Les trois œuvres majeures que sont L’Echelle de Jacob, Moïse et Aaronet le* *Psaume moderne ont en commun leur inachèvement ; l’interrogation métaphysique reflète celle du contenu de vérité dans l’art : elle reste en soi une quête perpétuelle.

Notes
  1. Arnold Schoenberg, Le Style et l'Idée, p. 86. La citation exacte est « Quand je faisais mon service militaire, un officier supérieur m’aborda un jour par : “Ainsi, c’est donc vous, le célèbre Schœnberg ? ”. Je répondis : “A vos ordres, mon commandant. Personne ne voulait être Schœnberg. Il fallait bien que quelqu’un le fût. Aussi est-ce moi” »
  2. Alban Berg, Ecrits, Monaco ; éditions du Rocher, 1957.
  3. Arnold Schönberg, Style et Idée, Paris, Buchet-Chastel, 1977, p. 217.
  4. Parfois traduit par "élévation, ravissement".
  5. Schoenberg-Busoni/Schoenberg-Kandinsky, Correspondances, textes, Genève, Contrechamps, 1995.
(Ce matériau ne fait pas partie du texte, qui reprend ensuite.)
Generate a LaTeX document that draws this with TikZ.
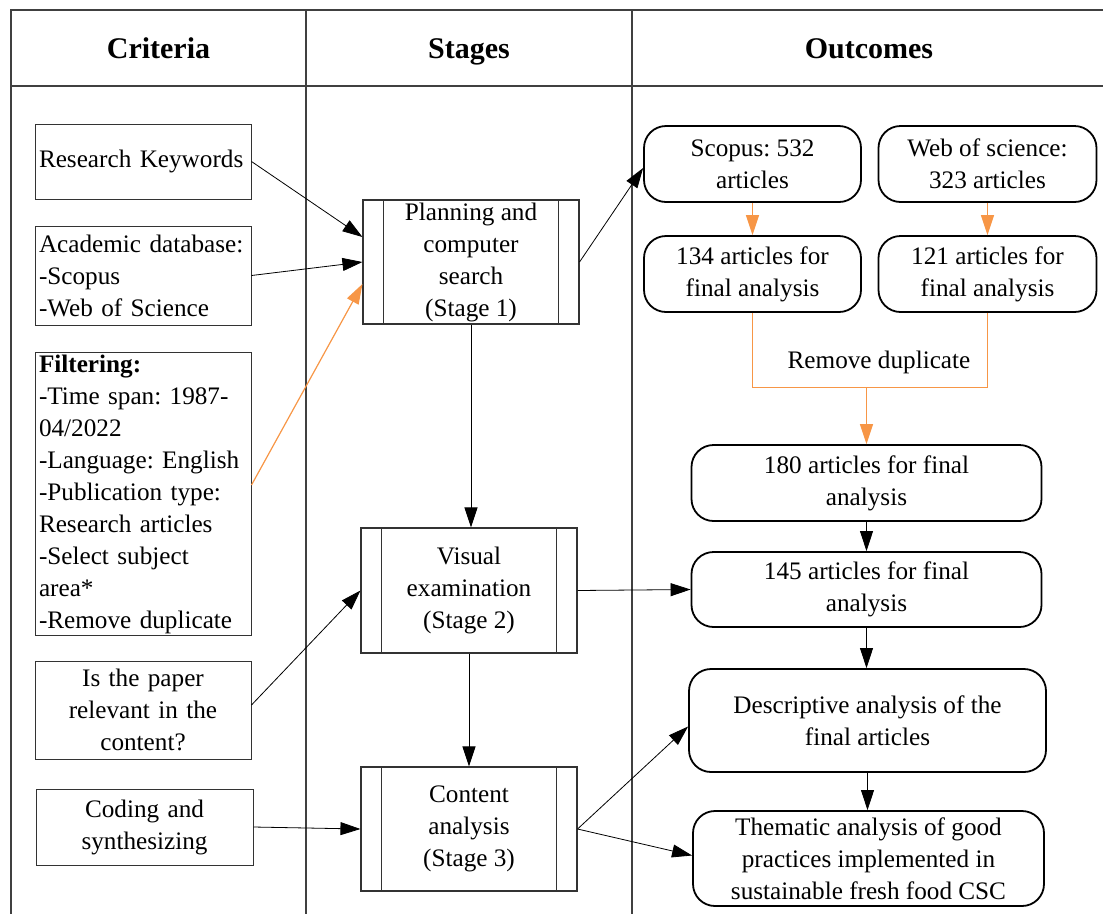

  6. La citation complète est (dans Le Style et l'Idée, p. 166.) : « Après nombre de tentatives infructueuses pendant environ douze ans, je pus établir les fondations d’un nouveau mode de construction musicale qui me parut apte à remplacer les différenciations structurales découlant auparavant de l’harmonie tonale. J’ai nommé cette méthode : Méthode de composition avec douze sons qui n’ont d’autres parentés que celles de chaque son avec chaque autre. Cette méthode consiste essentiellement dans l’emploi constant et exclusif d’une série de douze sons différents. Ce qui veut dire, naturellement, que cette série ne répète aucun son et qu’elle utilise les douze notes de la gamme chromatique, mais prises dans un ordre différent ».
  7. T.W.Adorno, Philosophie de la nouvelle musique, Paris, Gallimard, 1962, p. 82.
  8. Arnold Schönberg, Style et idée, op.cit. respectivement p.163, 167 et 155.